If you're totally fed up with reading about mega sibe chats and how spawny some people are to find them/receive early news about them/eat them (if cats count) then you've come to the right place I promise you you'll be back to the Punkbirder website before you've got to the end of the second paragraph of this shite!!!
Many people are getting themselves in a bit of a twist over the Red breasted Goose at Scaling dam, look (Lawts) it's fuckin dodgy innit. The only reason the birders up there are giving it a second look is they've had fuck all else all autumn. do yourselves a favour and don't waste the petrol money.
What you should probably do though is go to Hornsea and look at a goose with (probably) much better credentials for being wild. First indulge me while I give you a bit of background.

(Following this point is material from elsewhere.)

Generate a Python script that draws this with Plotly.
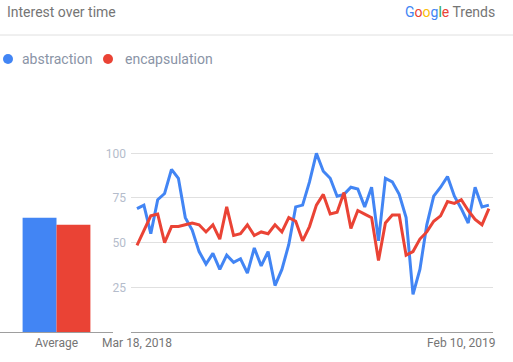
import pandas as pd
import plotly.graph_objects as go

# ---- data ----
series_names = ["abstraction", "encapsulation"]
start_date = "2018-03-18"
abstraction = [69, 71, 55, 74, 77.5, 91, 86, 64, 57, 45,
               38, 44, 35, 43, 39, 41, 33, 47, 37, 45,
               26, 35, 49, 70, 71, 84, 100, 90, 86, 76,
               77, 81, 80, 70, 81, 51, 86, 84, 77, 64,
               21, 35, 60, 76, 81, 87, 76, 69, 61, 81,
               70, 71]
encapsulation = [48.5, 57, 65, 66, 50, 59, 59, 60, 61, 60,
                 56, 60, 52, 70, 54, 55, 60, 54, 56, 55,
                 60, 56, 64, 62, 51, 59, 71, 77, 66, 67,
                 78, 58, 68, 66, 64, 40, 61, 65.5, 65.5, 43,
                 45, 52, 56, 62, 65, 73, 72, 74, 68, 63,
                 60, 69]
averages = [64, 60]
avg_category = ["Average"]
x_tick_dates = ["2018-03-18", "2019-02-10"]
x_tick_text = ["Mar 18, 2018", "Feb 10, 2019"]
y_ticks = [25, 50, 75, 100]

dates = pd.date_range(start_date, periods=len(abstraction), freq="7D")

# ---- style ----
W, H = 513, 362
BLUE = "#4285F4"
RED = "#EA4335"
FONT = "Roboto"

def px(x):
    return x / W

def py(y):
    return 1 - y / H

y0_px, y100_px = 332, 153.3
unit = (y0_px - y100_px) / 100
ymax = 110
dom_bottom = py(y0_px)
dom_top = py(y0_px - ymax * unit)

first_px, step_px = 137, 6.9
dom_l, dom_r = 131, 493
days_per_px = 7 / step_px
t0 = pd.Timestamp(start_date)
x_left = t0 - pd.Timedelta(days=(first_px - dom_l) * days_per_px)
x_right = t0 + pd.Timedelta(days=(dom_r - first_px) * days_per_px)

fig = go.Figure()

fig.add_trace(go.Bar(x=avg_category, y=[averages[0]], marker_color=BLUE,
                     marker_line_width=0, xaxis="x", yaxis="y",
                     name=series_names[0], showlegend=False))
fig.add_trace(go.Bar(x=avg_category, y=[averages[1]], marker_color=RED,
                     marker_line_width=0, xaxis="x", yaxis="y",
                     name=series_names[1], showlegend=False))

fig.add_trace(go.Scatter(x=dates, y=abstraction, mode="lines",
                         line=dict(color=BLUE, width=3), xaxis="x2", yaxis="y2",
                         name=series_names[0], showlegend=False))
fig.add_trace(go.Scatter(x=dates, y=encapsulation, mode="lines",
                         line=dict(color=RED, width=3), xaxis="x2", yaxis="y2",
                         name=series_names[1], showlegend=False))

axis_gray = "#9e9e9e"
fig.update_layout(
    width=W, height=H, autosize=False,
    margin=dict(l=0, r=0, t=0, b=0, pad=0, autoexpand=False),
    paper_bgcolor="white", plot_bgcolor="white",
    barmode="group", bargap=0.4, bargroupgap=0,
    font=dict(family=FONT, size=12, color="#757575"),
    xaxis=dict(domain=[0, px(113)], type="category", range=[-0.5, 0.5],
               showline=True, linecolor=axis_gray, linewidth=1, automargin=False,
               showgrid=False, ticks="", tickfont=dict(size=12, color="#757575"),
               fixedrange=True),
    yaxis=dict(domain=[dom_bottom, dom_top], range=[0, ymax], showgrid=False,
               showticklabels=False, zeroline=False, fixedrange=True, automargin=False),
    xaxis2=dict(domain=[px(dom_l), px(dom_r)], type="date", range=[x_left, x_right],
                anchor="y2", showline=True, linecolor=axis_gray, linewidth=1,
                showgrid=False, ticks="", tickvals=list(pd.to_datetime(x_tick_dates)),
                ticktext=x_tick_text, tickfont=dict(size=12, color="#757575"),
                fixedrange=True, automargin=False),
    yaxis2=dict(domain=[dom_bottom, dom_top], range=[0, ymax], anchor="x2",
                showgrid=True, gridcolor="#e0e0e0", gridwidth=1,
                zeroline=False, tickvals=y_ticks, ticks="",
                ticklabelstandoff=4, automargin=False,
                tickfont=dict(size=12, color="#b4bccb"), fixedrange=True),
    showlegend=False,
)

shapes = [
    dict(type="line", xref="paper", yref="paper", x0=0, x1=1, y0=py(35), y1=py(35),
         line=dict(color="#e0e0e0", width=1)),
    dict(type="circle", xref="paper", yref="paper", x0=px(3), x1=px(13),
         y0=py(64), y1=py(54), fillcolor=BLUE, line=dict(width=0)),
    dict(type="circle", xref="paper", yref="paper", x0=px(103), x1=px(113),
         y0=py(64), y1=py(54), fillcolor=RED, line=dict(width=0)),
]

annotations = [
    dict(text="Interest over time", x=px(5), y=py(12), xref="paper", yref="paper",
         xanchor="left", yanchor="middle", showarrow=False,
         font=dict(family=FONT, size=14, color="#757575")),
    dict(text=("<span style='color:#4285F4'>G</span><span style='color:#EA4335'>o</span>"
               "<span style='color:#FBBC05'>o</span><span style='color:#4285F4'>g</span>"
               "<span style='color:#34A853'>l</span><span style='color:#EA4335'>e</span>"
               " <span style='color:#757575'>Trends</span>"),
         x=px(497), y=py(12), xref="paper", yref="paper",
         xanchor="right", yanchor="middle", showarrow=False,
         font=dict(family=FONT, size=14)),
    dict(text=series_names[0], x=px(20), y=py(59), xref="paper", yref="paper",
         xanchor="left", yanchor="middle", showarrow=False,
         font=dict(family=FONT, size=14, color="#8a94a6")),
    dict(text=series_names[1], x=px(123), y=py(59), xref="paper", yref="paper",
         xanchor="left", yanchor="middle", showarrow=False,
         font=dict(family=FONT, size=14, color="#8a94a6")),
]

fig.update_layout(shapes=shapes, annotations=annotations)
fig.write_html("out.html", config={"responsive": False, "displayModeBar": False},
               post_script="document.body.style.margin='0';document.body.style.padding='0';")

For a long time now 15+ years in fact there has been a flock of Barnacles at Hornsea in the winter usually numbering between 100 and 200 birds. They were always thought to be feral birds that come from Flamingoland, in recent years some have suggested they come from Whitton Sands. Wherever they come from they turn up at the right time of year and aren't too tardy about fucking off either. They always remain separate from the feral Greylags and Canada's on site and are wary and flush very easily, I know this because I've been trying to photograph them.
Anyone still here or has Punkbirder crashed under the weight of hits? Just in case Lawts is still reading I'll continue. In recent years a few people have been questioning the supposition that they were feral and a couple of winters ago Roy Lyon saw a bird with a colour ring. His pics and views were insufficient to read the number on it but it intrigued Mark Robinson enough that he spent time trying to record it, bingo when the number was sent off to the BTO it came back with the news it had been ringed as a nestling in Spitzbergen.
So that means at least some of the birds at Hornsea in the winter are tickable. The normal migration route for these spitzbergen birds is to come down the east coast to Northumberland and hang a right to the Solway but every year some overshoot and records come from many sites on the Yorks coast. It appears some of them are staying to winter.
Right that's the history of Barnacles covered. Now we know some of the Hornsea birds are genuine it's not too far fetched to realise they could carry other stuff with them, like vagrant Canada Geese. And it appears they may have done just that, in fact they might have been doing that for the last 2 winters as well but it's just not been deemed worthy news by those that have seen it, understandably really it's a goose afterall.
Now I have to confess that until a week ago I knew fuck all about vagrant Canada Geese except that I once found a minima type at the Swan feeding point at Fairburn and it was the same size as a Mallard!!! One week down the line I still know very little, in fact if you read Chris Batty's article in Birding world from 2001 and Martin Garners book of revelations then you'll know as much as I do. Actually that's not quite true you'll know as much about Canada Geese though.
The Bird at Hornsea would going on Chris' 2001 article be a parvipes but for the dark line running under the chin and which should make it a taverni but the bill seems too long. But nealry ten years on is this arrangement still valid? Martin would suggest otherwise if I'm reading his article correctly. It seems now that there are many more races than was considered ten years ago and many of the British records which seem not quite right for one race or another more easily fit into some of these new races. The trouble is it's all a work in progress and I certainly don't have any answers yet.
All I know is the Hornsea bird appears to be a small Canada,Martin would label it an intermediate bird in his simplified 3 types. I have only seen it with the Barnacles but called it a small race bird on structure in flight when it's short neck is very apparent. On the deck it's a bit more subtle with a long body making it look substantially bigger than the accompanying Barnacles but it's neck still looks short. Funnily enough the pics perhaps make it seem larger than in the field when it's often overlooked on a first scan of the flock whilst feeding Last winter during the cold snap a few feral Canada's where in the same field as the Barnacles and a couple of the other lads made a size comparison when they described it as fuckin tiny, elaborating further when pushed they said the normal Canada's dwarfed it. In the pics it does look a little on the large side so the spectre of it being a hybrid between a normal feral Canada and one of the small races can't be ruled out but I'll bet with more research it fits one of the new races quite nicely.
I'll be trying to get better pics in the next few days when the wind drops, these are all with my mobile. When I get some I'll be sending them to people who know more than me for comment. In the meantime it's make your mind up time if you want to travel for it.